What is needed -> Copy the listing verbatim, excluding any images found in it.

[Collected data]
::::
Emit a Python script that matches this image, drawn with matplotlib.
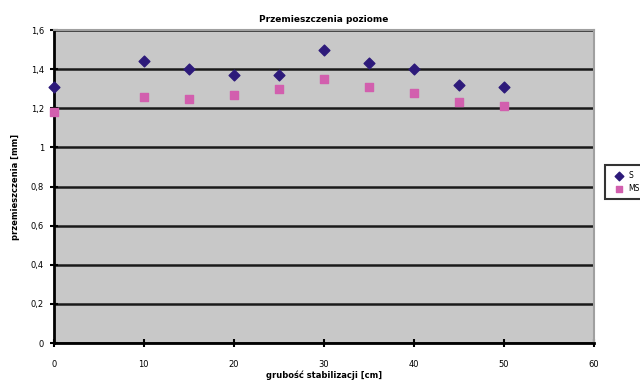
import matplotlib
matplotlib.use("Agg")
import matplotlib.pyplot as plt
from matplotlib.ticker import FuncFormatter

# grubość stabilizacji [cm]
grubosc = [0, 10, 15, 20, 25, 30, 35, 40, 45, 50]
# przemieszczenia [mm]
s_vals = [1.31, 1.44, 1.40, 1.37, 1.37, 1.50, 1.43, 1.40, 1.32, 1.31]
ms_vals = [1.18, 1.26, 1.25, 1.27, 1.30, 1.35, 1.31, 1.28, 1.23, 1.21]

fig = plt.figure(figsize=(6.4, 3.8), dpi=100)
ax = fig.add_axes([0.084, 0.097, 0.844, 0.824])
ax.set_facecolor("#c8c8c8")

ax.scatter(grubosc, s_vals, marker="D", s=30, color="#2d1a7a", label="S", zorder=3, clip_on=False)
ax.scatter(grubosc, ms_vals, marker="s", s=36, color="#d25fae", label="MS", zorder=3, clip_on=False)

ax.set_xlim(0, 60)
ax.set_ylim(0, 1.6)
ax.set_xticks(range(0, 61, 10))
ax.set_yticks([0, 0.2, 0.4, 0.6, 0.8, 1.0, 1.2, 1.4, 1.6])
ax.yaxis.set_major_formatter(FuncFormatter(lambda v, p: f"{v:g}".replace(".", ",")))
ax.grid(True, axis="y", color="#1a1a1a", linewidth=1.8)
ax.set_axisbelow(True)

for side in ["top", "right"]:
    ax.spines[side].set_color("#a0a0a0")
    ax.spines[side].set_linewidth(1.5)
ax.spines["left"].set_linewidth(2)
ax.spines["bottom"].set_linewidth(2)
ax.tick_params(direction="inout", length=6, width=1.5, labelsize=6, pad=4)
ax.tick_params(axis="x", pad=9)

ax.set_title("Przemieszczenia poziome", fontsize=6.5, fontweight="bold", pad=6)
ax.set_xlabel("grubość stabilizacji [cm]", fontsize=6, fontweight="bold", labelpad=1)
ax.set_ylabel("przemieszczenia [mm]", fontsize=6, fontweight="bold", labelpad=8)

leg = fig.legend(loc="center left", bbox_to_anchor=(0.942, 0.52), fontsize=5.5,
                 frameon=True, fancybox=False, edgecolor="black", handletextpad=0.2,
                 borderpad=0.8, borderaxespad=0.3, markerscale=0.8)
leg.get_frame().set_linewidth(1.5)

fig.savefig("out.png", dpi=100)
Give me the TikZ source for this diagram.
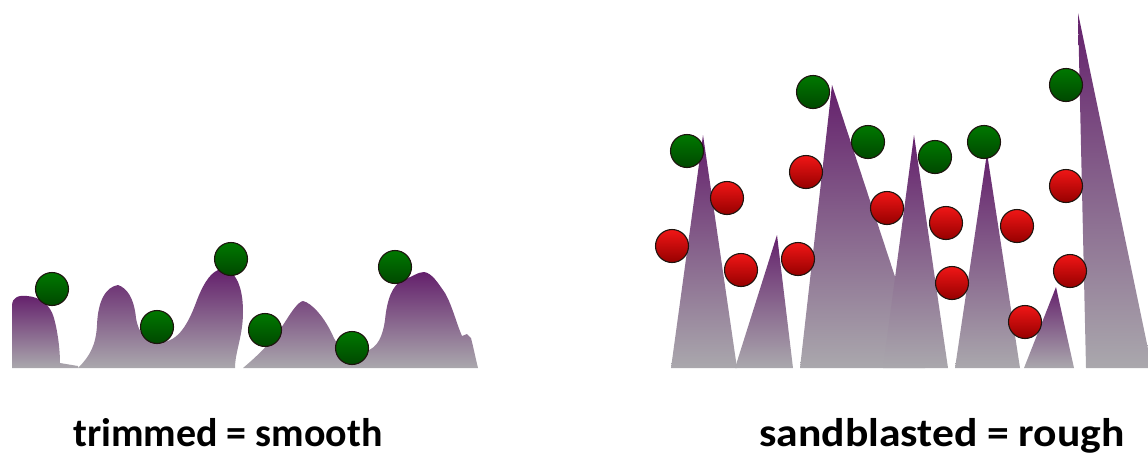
\documentclass[tikz,border=0pt]{standalone}
\usepackage{fontspec}
\setmainfont{Carlito}
\definecolor{spurple}{RGB}{100,32,108}
\definecolor{smid}{RGB}{138,110,145}
\definecolor{sgray}{RGB}{170,168,173}
\definecolor{gtop}{RGB}{0,120,0}
\definecolor{gbot}{RGB}{0,72,0}
\definecolor{rtop}{RGB}{240,22,22}
\definecolor{rbot}{RGB}{150,0,0}
\definecolor{rim}{RGB}{30,20,15}
\tikzset{
  relief/.style={top color=spurple, middle color=smid, bottom color=sgray, draw=none},
  ball/.style={circle, minimum size=33pt, inner sep=0pt, draw=rim, line width=1.1pt},
  gball/.style={ball, top color=gtop, bottom color=gbot},
  rball/.style={ball, top color=rtop, bottom color=rbot},
  caption/.style={font=\bfseries\fontsize{40}{42}\selectfont, anchor=base, inner sep=0pt}
}
\begin{document}
\begin{tikzpicture}[x=1pt,y=-1pt]
\useasboundingbox (0,0) rectangle (1148,453);

% ---- smooth surface (trimmed) ----
\shade[relief] (12,368) -- (12,306)
  .. controls (12,297) and (19,295) .. (27,296)
  .. controls (40,297) and (50,304) .. (54,318)
  .. controls (58,333) and (60,350) .. (60,363)
  -- (78,366) -- (78,368) -- cycle;
\shade[relief] (78,368)
  .. controls (90,356) and (96,345) .. (97,325)
  .. controls (98,300) and (106,287) .. (118,285)
  .. controls (127,288) and (134,298) .. (136,318)
  .. controls (139,336) and (148,342) .. (162,342)
  .. controls (178,341) and (188,325) .. (197,300)
  .. controls (204,282) and (212,270) .. (222,269)
  .. controls (236,270) and (243,287) .. (243,312)
  .. controls (243,336) and (235,352) .. (235,368) -- cycle;
\shade[relief] (243,368)
  .. controls (262,352) and (275,338) .. (285,322)
  .. controls (292,311) and (298,302) .. (303,301)
  .. controls (312,303) and (325,318) .. (333,336)
  .. controls (339,350) and (352,355) .. (366,351)
  .. controls (378,348) and (383,335) .. (385,320)
  .. controls (387,300) and (392,285) .. (403,280)
  .. controls (412,277) and (418,272) .. (424,272)
  .. controls (432,273) and (438,283) .. (445,293)
  .. controls (452,305) and (457,325) .. (462,336)
  -- (467,334) -- (471,338)
  .. controls (474,350) and (476,360) .. (478,368) -- cycle;

% ---- rough surface (sandblasted) ----
\shade[relief] (703,135) -- (737,368) -- (671,368) -- cycle;
\shade[relief] (777,235) -- (793,368) -- (735,368) -- cycle;
\shade[relief] (832,85) -- (925,368) -- (800,368) -- cycle;
\shade[relief] (914,135) -- (948,368) -- (883,368) -- cycle;
\shade[relief] (987,153) -- (1020,368) -- (955,368) -- cycle;
\shade[relief] (1056,287) -- (1074,368) -- (1024,368) -- cycle;
\shade[relief] (1078,13) -- (1152,368) -- (1086,368) -- cycle;

% ---- particles on the smooth surface ----
\node[gball] (s1) at (52,289) {};
\node[gball] (s2) at (157,327) {};
\node[gball] (s3) at (231,259) {};
\node[gball] (s4) at (265,330) {};
\node[gball] (s5) at (352,348) {};
\node[gball] (s6) at (395,267) {};

% ---- particles on the rough surface ----
\node[gball] (g1) at (687,151) {};
\node[gball] (g2) at (813,92) {};
\node[gball] (g3) at (868,142) {};
\node[gball] (g4) at (935,157) {};
\node[gball] (g5) at (984,142) {};
\node[gball] (g6) at (1066,85) {};
\node[rball] (r1) at (727,198) {};
\node[rball] (r2) at (672,246) {};
\node[rball] (r3) at (741,270) {};
\node[rball] (r4) at (806,172) {};
\node[rball] (r5) at (798,259) {};
\node[rball] (r6) at (887,208) {};
\node[rball] (r7) at (946,223) {};
\node[rball] (r8) at (952,283) {};
\node[rball] (r9) at (1017,226) {};
\node[rball] (r10) at (1025,322) {};
\node[rball] (r11) at (1066,186) {};
\node[rball] (r12) at (1070,271) {};

% ---- captions ----
\node[caption] (capL) at (228,446) {trimmed = smooth};
\node[caption, xscale=1.09, transform shape] (capR) at (942,446) {sandblasted = rough};
\end{tikzpicture}
\end{document}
::::
The result ->
Emit a Python script that matches this image, drawn with matplotlib.
import matplotlib
matplotlib.use("Agg")
import matplotlib.pyplot as plt
from matplotlib.ticker import FuncFormatter

# grubość stabilizacji [cm]
grubosc = [0, 10, 15, 20, 25, 30, 35, 40, 45, 50]
# przemieszczenia [mm]
s_vals = [1.31, 1.44, 1.40, 1.37, 1.37, 1.50, 1.43, 1.40, 1.32, 1.31]
ms_vals = [1.18, 1.26, 1.25, 1.27, 1.30, 1.35, 1.31, 1.28, 1.23, 1.21]

fig = plt.figure(figsize=(6.4, 3.8), dpi=100)
ax = fig.add_axes([0.084, 0.097, 0.844, 0.824])
ax.set_facecolor("#c8c8c8")

ax.scatter(grubosc, s_vals, marker="D", s=30, color="#2d1a7a", label="S", zorder=3, clip_on=False)
ax.scatter(grubosc, ms_vals, marker="s", s=36, color="#d25fae", label="MS", zorder=3, clip_on=False)

ax.set_xlim(0, 60)
ax.set_ylim(0, 1.6)
ax.set_xticks(range(0, 61, 10))
ax.set_yticks([0, 0.2, 0.4, 0.6, 0.8, 1.0, 1.2, 1.4, 1.6])
ax.yaxis.set_major_formatter(FuncFormatter(lambda v, p: f"{v:g}".replace(".", ",")))
ax.grid(True, axis="y", color="#1a1a1a", linewidth=1.8)
ax.set_axisbelow(True)

for side in ["top", "right"]:
    ax.spines[side].set_color("#a0a0a0")
    ax.spines[side].set_linewidth(1.5)
ax.spines["left"].set_linewidth(2)
ax.spines["bottom"].set_linewidth(2)
ax.tick_params(direction="inout", length=6, width=1.5, labelsize=6, pad=4)
ax.tick_params(axis="x", pad=9)

ax.set_title("Przemieszczenia poziome", fontsize=6.5, fontweight="bold", pad=6)
ax.set_xlabel("grubość stabilizacji [cm]", fontsize=6, fontweight="bold", labelpad=1)
ax.set_ylabel("przemieszczenia [mm]", fontsize=6, fontweight="bold", labelpad=8)

leg = fig.legend(loc="center left", bbox_to_anchor=(0.942, 0.52), fontsize=5.5,
                 frameon=True, fancybox=False, edgecolor="black", handletextpad=0.2,
                 borderpad=0.8, borderaxespad=0.3, markerscale=0.8)
leg.get_frame().set_linewidth(1.5)

fig.savefig("out.png", dpi=100)
Give me the TikZ source for this diagram.
\documentclass[tikz,border=0pt]{standalone}
\usepackage{fontspec}
\setmainfont{Carlito}
\definecolor{spurple}{RGB}{100,32,108}
\definecolor{smid}{RGB}{138,110,145}
\definecolor{sgray}{RGB}{170,168,173}
\definecolor{gtop}{RGB}{0,120,0}
\definecolor{gbot}{RGB}{0,72,0}
\definecolor{rtop}{RGB}{240,22,22}
\definecolor{rbot}{RGB}{150,0,0}
\definecolor{rim}{RGB}{30,20,15}
\tikzset{
  relief/.style={top color=spurple, middle color=smid, bottom color=sgray, draw=none},
  ball/.style={circle, minimum size=33pt, inner sep=0pt, draw=rim, line width=1.1pt},
  gball/.style={ball, top color=gtop, bottom color=gbot},
  rball/.style={ball, top color=rtop, bottom color=rbot},
  caption/.style={font=\bfseries\fontsize{40}{42}\selectfont, anchor=base, inner sep=0pt}
}
\begin{document}
\begin{tikzpicture}[x=1pt,y=-1pt]
\useasboundingbox (0,0) rectangle (1148,453);

% ---- smooth surface (trimmed) ----
\shade[relief] (12,368) -- (12,306)
  .. controls (12,297) and (19,295) .. (27,296)
  .. controls (40,297) and (50,304) .. (54,318)
  .. controls (58,333) and (60,350) .. (60,363)
  -- (78,366) -- (78,368) -- cycle;
\shade[relief] (78,368)
  .. controls (90,356) and (96,345) .. (97,325)
  .. controls (98,300) and (106,287) .. (118,285)
  .. controls (127,288) and (134,298) .. (136,318)
  .. controls (139,336) and (148,342) .. (162,342)
  .. controls (178,341) and (188,325) .. (197,300)
  .. controls (204,282) and (212,270) .. (222,269)
  .. controls (236,270) and (243,287) .. (243,312)
  .. controls (243,336) and (235,352) .. (235,368) -- cycle;
\shade[relief] (243,368)
  .. controls (262,352) and (275,338) .. (285,322)
  .. controls (292,311) and (298,302) .. (303,301)
  .. controls (312,303) and (325,318) .. (333,336)
  .. controls (339,350) and (352,355) .. (366,351)
  .. controls (378,348) and (383,335) .. (385,320)
  .. controls (387,300) and (392,285) .. (403,280)
  .. controls (412,277) and (418,272) .. (424,272)
  .. controls (432,273) and (438,283) .. (445,293)
  .. controls (452,305) and (457,325) .. (462,336)
  -- (467,334) -- (471,338)
  .. controls (474,350) and (476,360) .. (478,368) -- cycle;

% ---- rough surface (sandblasted) ----
\shade[relief] (703,135) -- (737,368) -- (671,368) -- cycle;
\shade[relief] (777,235) -- (793,368) -- (735,368) -- cycle;
\shade[relief] (832,85) -- (925,368) -- (800,368) -- cycle;
\shade[relief] (914,135) -- (948,368) -- (883,368) -- cycle;
\shade[relief] (987,153) -- (1020,368) -- (955,368) -- cycle;
\shade[relief] (1056,287) -- (1074,368) -- (1024,368) -- cycle;
\shade[relief] (1078,13) -- (1152,368) -- (1086,368) -- cycle;

% ---- particles on the smooth surface ----
\node[gball] (s1) at (52,289) {};
\node[gball] (s2) at (157,327) {};
\node[gball] (s3) at (231,259) {};
\node[gball] (s4) at (265,330) {};
\node[gball] (s5) at (352,348) {};
\node[gball] (s6) at (395,267) {};

% ---- particles on the rough surface ----
\node[gball] (g1) at (687,151) {};
\node[gball] (g2) at (813,92) {};
\node[gball] (g3) at (868,142) {};
\node[gball] (g4) at (935,157) {};
\node[gball] (g5) at (984,142) {};
\node[gball] (g6) at (1066,85) {};
\node[rball] (r1) at (727,198) {};
\node[rball] (r2) at (672,246) {};
\node[rball] (r3) at (741,270) {};
\node[rball] (r4) at (806,172) {};
\node[rball] (r5) at (798,259) {};
\node[rball] (r6) at (887,208) {};
\node[rball] (r7) at (946,223) {};
\node[rball] (r8) at (952,283) {};
\node[rball] (r9) at (1017,226) {};
\node[rball] (r10) at (1025,322) {};
\node[rball] (r11) at (1066,186) {};
\node[rball] (r12) at (1070,271) {};

% ---- captions ----
\node[caption] (capL) at (228,446) {trimmed = smooth};
\node[caption, xscale=1.09, transform shape] (capR) at (942,446) {sandblasted = rough};
\end{tikzpicture}
\end{document}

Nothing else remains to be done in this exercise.